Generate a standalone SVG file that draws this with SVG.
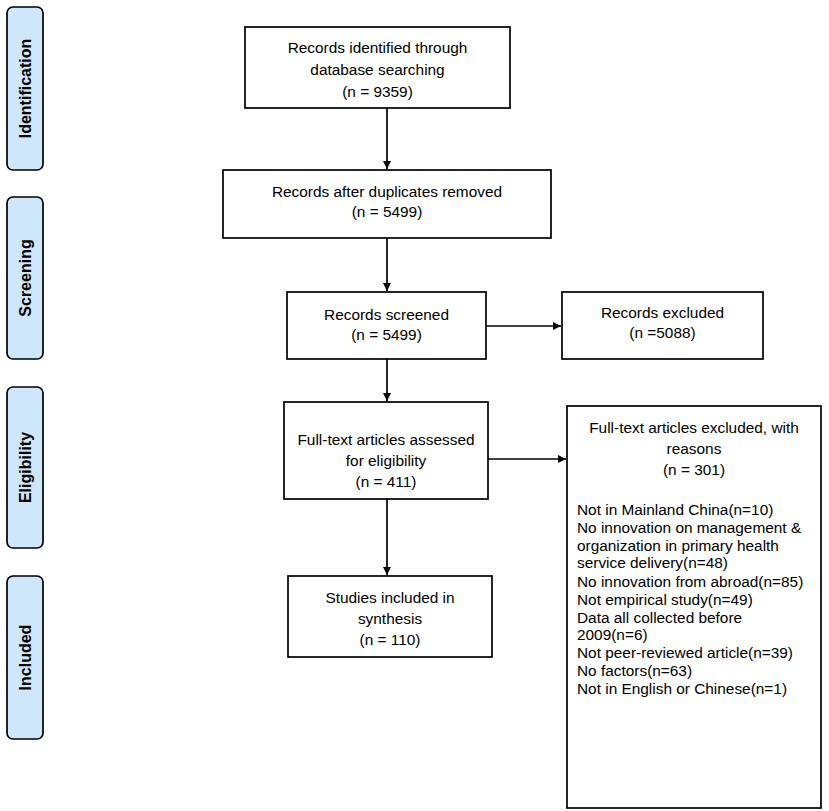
<svg xmlns="http://www.w3.org/2000/svg" width="829" height="811" viewBox="0 0 829 811">
<style>
.bg{fill:#ffffff}
.box{fill:#ffffff;stroke:#000000;stroke-width:1.7}
.phase{fill:#cfe7fa;stroke:#000000;stroke-width:1.7}
.t{font-family:"Liberation Sans",Arial,sans-serif;font-size:15.4px;fill:#000000;text-anchor:middle}
.tl{font-family:"Liberation Sans",Arial,sans-serif;font-size:15.4px;fill:#000000;text-anchor:start}
.p{font-family:"Liberation Sans",Arial,sans-serif;font-size:16px;font-weight:bold;fill:#000000;text-anchor:middle}
.c{fill:none;stroke:#000000;stroke-width:1.7}
</style>
<defs>
<marker id="ah" viewBox="0 0 10 10" refX="10" refY="5" markerWidth="8" markerHeight="8" markerUnits="userSpaceOnUse" orient="auto">
<path d="M0,0 L10,5 L0,10 z" fill="#000000"/>
</marker>
</defs>
<rect class="bg" x="0" y="0" width="829" height="811"/>

<g id="phase-identification">
<rect class="phase" x="7" y="7" width="36" height="163" rx="6"/>
<text class="p" transform="translate(31,88.5) rotate(-90)">Identification</text>
</g>
<g id="phase-screening">
<rect class="phase" x="7" y="197" width="36" height="162" rx="6"/>
<text class="p" transform="translate(31,278) rotate(-90)">Screening</text>
</g>
<g id="phase-eligibility">
<rect class="phase" x="7" y="387" width="36" height="161" rx="6"/>
<text class="p" transform="translate(31,467.5) rotate(-90)">Eligibility</text>
</g>
<g id="phase-included">
<rect class="phase" x="7" y="576" width="36" height="163" rx="6"/>
<text class="p" transform="translate(31,657.5) rotate(-90)">Included</text>
</g>

<g id="connectors">
<line class="c" x1="387" y1="108" x2="387" y2="169" marker-end="url(#ah)"/>
<line class="c" x1="387" y1="238" x2="387" y2="291" marker-end="url(#ah)"/>
<line class="c" x1="486" y1="326" x2="561" y2="326" marker-end="url(#ah)"/>
<line class="c" x1="387" y1="359" x2="387" y2="401" marker-end="url(#ah)"/>
<line class="c" x1="488" y1="459" x2="566" y2="459" marker-end="url(#ah)"/>
<line class="c" x1="387" y1="499" x2="387" y2="575" marker-end="url(#ah)"/>
</g>

<g id="records-identified">
<rect class="box" x="245" y="27" width="265" height="81"/>
<text class="t" x="377.5" y="53">Records identified through</text>
<text class="t" x="377.5" y="75">database searching</text>
<text class="t" x="377.5" y="97">(n = 9359)</text>
</g>
<g id="records-after-duplicates">
<rect class="box" x="223" y="170" width="328" height="68"/>
<text class="t" x="387" y="197">Records after duplicates removed</text>
<text class="t" x="387" y="217">(n = 5499)</text>
</g>
<g id="records-screened">
<rect class="box" x="287" y="292" width="199" height="67"/>
<text class="t" x="386.5" y="320">Records screened</text>
<text class="t" x="386.5" y="340">(n = 5499)</text>
</g>
<g id="records-excluded">
<rect class="box" x="562" y="292" width="201" height="67"/>
<text class="t" x="662.5" y="318">Records excluded</text>
<text class="t" x="662.5" y="338">(n =5088)</text>
</g>
<g id="full-text-assessed">
<rect class="box" x="284" y="402" width="204" height="97"/>
<text class="t" x="386" y="445">Full-text articles assessed</text>
<text class="t" x="386" y="466">for eligibility</text>
<text class="t" x="386" y="487">(n = 411)</text>
</g>
<g id="studies-included">
<rect class="box" x="288" y="576" width="204" height="81"/>
<text class="t" x="390" y="603">Studies included in</text>
<text class="t" x="390" y="624">synthesis</text>
<text class="t" x="390" y="645">(n = 110)</text>
</g>
<g id="full-text-excluded">
<rect class="box" x="567" y="406" width="254" height="402"/>
<text class="t" x="694" y="433">Full-text articles excluded, with</text>
<text class="t" x="694" y="454">reasons</text>
<text class="t" x="694" y="475">(n = 301)</text>
<text class="tl" x="577" y="515">Not in Mainland China(n=10)</text>
<text class="tl" x="577" y="533">No innovation on management &amp;</text>
<text class="tl" x="577" y="551">organization in primary health</text>
<text class="tl" x="577" y="568">service delivery(n=48)</text>
<text class="tl" x="577" y="587">No innovation from abroad(n=85)</text>
<text class="tl" x="577" y="605">Not empirical study(n=49)</text>
<text class="tl" x="577" y="623">Data all collected before</text>
<text class="tl" x="577" y="640">2009(n=6)</text>
<text class="tl" x="577" y="658">Not peer-reviewed article(n=39)</text>
<text class="tl" x="577" y="676">No factors(n=63)</text>
<text class="tl" x="577" y="694">Not in English or Chinese(n=1)</text>
</g>
</svg>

┄┄┄┄┄┄┄┄┄┄

Instructions for the task => List every line above that holds the word "with".

Response below =>
Generate a standalone SVG file that draws this with SVG.
<text class="t" x="694" y="433">Full-text articles excluded, with</text>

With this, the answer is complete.